Input:
--------------------
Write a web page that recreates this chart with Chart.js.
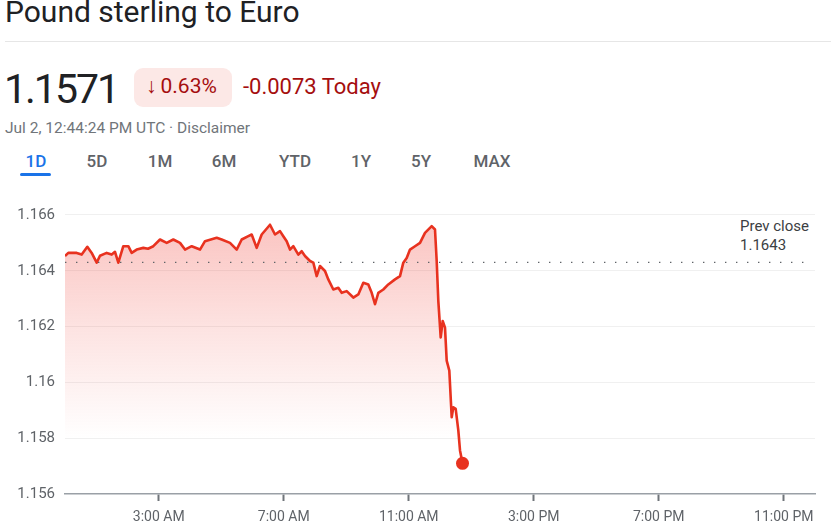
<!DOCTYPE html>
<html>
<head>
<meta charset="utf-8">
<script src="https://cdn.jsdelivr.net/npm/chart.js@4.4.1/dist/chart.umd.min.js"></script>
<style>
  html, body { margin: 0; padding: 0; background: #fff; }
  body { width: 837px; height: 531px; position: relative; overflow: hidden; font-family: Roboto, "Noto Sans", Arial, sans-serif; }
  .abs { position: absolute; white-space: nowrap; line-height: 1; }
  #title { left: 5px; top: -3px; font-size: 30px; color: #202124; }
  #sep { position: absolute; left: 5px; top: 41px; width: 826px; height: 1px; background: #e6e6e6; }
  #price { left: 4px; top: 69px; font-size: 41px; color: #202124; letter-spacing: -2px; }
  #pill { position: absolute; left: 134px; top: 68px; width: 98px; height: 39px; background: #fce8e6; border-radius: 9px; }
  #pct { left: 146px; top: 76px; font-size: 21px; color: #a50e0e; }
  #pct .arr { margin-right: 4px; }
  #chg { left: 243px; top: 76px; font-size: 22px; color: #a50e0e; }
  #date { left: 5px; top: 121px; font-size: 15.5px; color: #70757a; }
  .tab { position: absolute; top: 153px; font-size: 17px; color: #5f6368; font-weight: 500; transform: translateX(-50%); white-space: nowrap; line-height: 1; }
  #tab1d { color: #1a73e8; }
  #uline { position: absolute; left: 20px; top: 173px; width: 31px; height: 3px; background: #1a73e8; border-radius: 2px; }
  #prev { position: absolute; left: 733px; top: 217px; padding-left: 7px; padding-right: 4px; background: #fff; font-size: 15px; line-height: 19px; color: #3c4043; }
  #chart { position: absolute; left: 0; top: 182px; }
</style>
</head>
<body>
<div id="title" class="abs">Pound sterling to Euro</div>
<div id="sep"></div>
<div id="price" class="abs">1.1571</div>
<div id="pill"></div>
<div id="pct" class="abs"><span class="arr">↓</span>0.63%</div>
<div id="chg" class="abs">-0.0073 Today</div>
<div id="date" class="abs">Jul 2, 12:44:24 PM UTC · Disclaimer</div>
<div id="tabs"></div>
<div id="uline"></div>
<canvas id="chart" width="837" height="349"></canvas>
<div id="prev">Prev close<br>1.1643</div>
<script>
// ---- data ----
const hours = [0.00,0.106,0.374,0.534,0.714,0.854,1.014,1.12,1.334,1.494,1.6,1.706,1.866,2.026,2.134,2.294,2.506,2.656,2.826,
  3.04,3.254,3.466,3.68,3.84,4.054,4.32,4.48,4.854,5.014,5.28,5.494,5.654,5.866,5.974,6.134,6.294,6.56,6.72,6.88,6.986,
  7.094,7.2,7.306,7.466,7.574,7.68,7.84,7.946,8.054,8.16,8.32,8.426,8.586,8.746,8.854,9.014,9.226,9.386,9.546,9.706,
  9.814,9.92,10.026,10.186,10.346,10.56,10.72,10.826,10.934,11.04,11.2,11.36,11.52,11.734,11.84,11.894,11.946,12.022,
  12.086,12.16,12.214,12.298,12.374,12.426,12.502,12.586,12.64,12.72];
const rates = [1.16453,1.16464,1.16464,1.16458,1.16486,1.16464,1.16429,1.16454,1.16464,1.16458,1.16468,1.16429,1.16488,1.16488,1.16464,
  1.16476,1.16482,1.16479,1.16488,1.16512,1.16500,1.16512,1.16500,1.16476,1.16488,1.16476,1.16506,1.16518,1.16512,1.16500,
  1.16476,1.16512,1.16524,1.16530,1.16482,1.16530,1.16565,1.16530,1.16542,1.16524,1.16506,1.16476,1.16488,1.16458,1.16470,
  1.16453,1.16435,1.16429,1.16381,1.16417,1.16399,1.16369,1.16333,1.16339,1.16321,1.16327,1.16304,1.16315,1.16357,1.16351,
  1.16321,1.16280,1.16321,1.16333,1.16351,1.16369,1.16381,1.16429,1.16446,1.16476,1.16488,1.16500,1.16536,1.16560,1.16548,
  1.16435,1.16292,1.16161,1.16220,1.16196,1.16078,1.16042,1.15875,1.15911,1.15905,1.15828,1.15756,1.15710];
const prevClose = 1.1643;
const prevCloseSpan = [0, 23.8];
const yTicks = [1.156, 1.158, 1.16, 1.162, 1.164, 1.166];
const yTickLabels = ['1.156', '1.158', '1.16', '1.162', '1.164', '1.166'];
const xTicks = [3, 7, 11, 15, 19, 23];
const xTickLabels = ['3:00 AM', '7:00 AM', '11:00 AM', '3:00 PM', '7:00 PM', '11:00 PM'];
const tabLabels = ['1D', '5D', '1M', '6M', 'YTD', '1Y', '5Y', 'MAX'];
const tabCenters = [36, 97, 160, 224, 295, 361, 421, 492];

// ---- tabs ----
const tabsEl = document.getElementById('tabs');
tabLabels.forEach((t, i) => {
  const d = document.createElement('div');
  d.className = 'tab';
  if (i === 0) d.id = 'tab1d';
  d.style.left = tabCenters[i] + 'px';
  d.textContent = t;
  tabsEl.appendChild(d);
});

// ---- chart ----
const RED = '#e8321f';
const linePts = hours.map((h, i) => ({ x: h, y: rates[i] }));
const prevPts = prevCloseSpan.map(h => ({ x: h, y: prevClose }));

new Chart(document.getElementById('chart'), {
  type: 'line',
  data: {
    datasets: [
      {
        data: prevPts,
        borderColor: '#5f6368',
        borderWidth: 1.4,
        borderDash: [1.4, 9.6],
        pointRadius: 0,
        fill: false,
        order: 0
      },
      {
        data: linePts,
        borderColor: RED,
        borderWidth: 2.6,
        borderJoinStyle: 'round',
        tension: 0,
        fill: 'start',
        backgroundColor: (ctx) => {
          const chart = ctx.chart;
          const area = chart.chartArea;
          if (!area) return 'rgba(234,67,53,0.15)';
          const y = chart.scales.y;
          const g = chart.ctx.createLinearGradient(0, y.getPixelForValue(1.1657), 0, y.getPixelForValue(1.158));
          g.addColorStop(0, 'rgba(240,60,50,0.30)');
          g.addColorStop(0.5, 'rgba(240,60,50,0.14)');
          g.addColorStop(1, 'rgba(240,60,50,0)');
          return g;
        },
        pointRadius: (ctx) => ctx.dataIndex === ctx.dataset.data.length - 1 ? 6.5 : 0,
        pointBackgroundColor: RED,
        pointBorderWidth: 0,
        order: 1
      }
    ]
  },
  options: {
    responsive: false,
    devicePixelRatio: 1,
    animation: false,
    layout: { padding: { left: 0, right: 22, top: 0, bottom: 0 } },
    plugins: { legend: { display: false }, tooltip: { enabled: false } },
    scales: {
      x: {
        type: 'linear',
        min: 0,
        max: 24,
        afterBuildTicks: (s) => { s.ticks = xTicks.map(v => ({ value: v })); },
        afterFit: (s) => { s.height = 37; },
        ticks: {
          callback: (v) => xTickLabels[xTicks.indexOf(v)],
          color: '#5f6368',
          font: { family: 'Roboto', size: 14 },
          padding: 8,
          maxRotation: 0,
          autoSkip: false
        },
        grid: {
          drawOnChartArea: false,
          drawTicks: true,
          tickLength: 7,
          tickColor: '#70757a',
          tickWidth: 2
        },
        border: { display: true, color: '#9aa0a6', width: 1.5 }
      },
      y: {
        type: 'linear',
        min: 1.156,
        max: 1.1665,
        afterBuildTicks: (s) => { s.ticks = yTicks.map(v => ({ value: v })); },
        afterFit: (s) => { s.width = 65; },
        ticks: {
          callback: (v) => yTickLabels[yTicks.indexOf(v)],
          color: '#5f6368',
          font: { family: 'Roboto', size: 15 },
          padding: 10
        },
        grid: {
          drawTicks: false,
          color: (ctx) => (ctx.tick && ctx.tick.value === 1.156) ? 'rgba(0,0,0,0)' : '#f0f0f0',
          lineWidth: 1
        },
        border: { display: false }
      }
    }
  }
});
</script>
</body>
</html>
--------------------
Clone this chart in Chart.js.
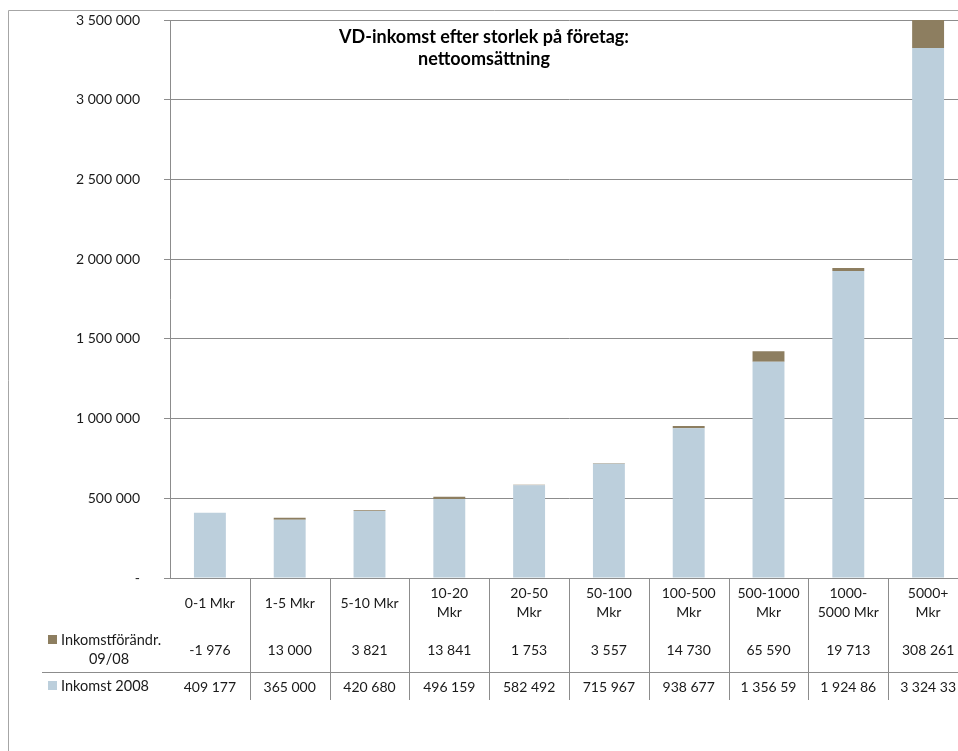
--------------------
Work to do: Copy out each line in the listing that has the word "this".

The response:
Write a web page that recreates this chart with Chart.js.
Clone this chart in Chart.js.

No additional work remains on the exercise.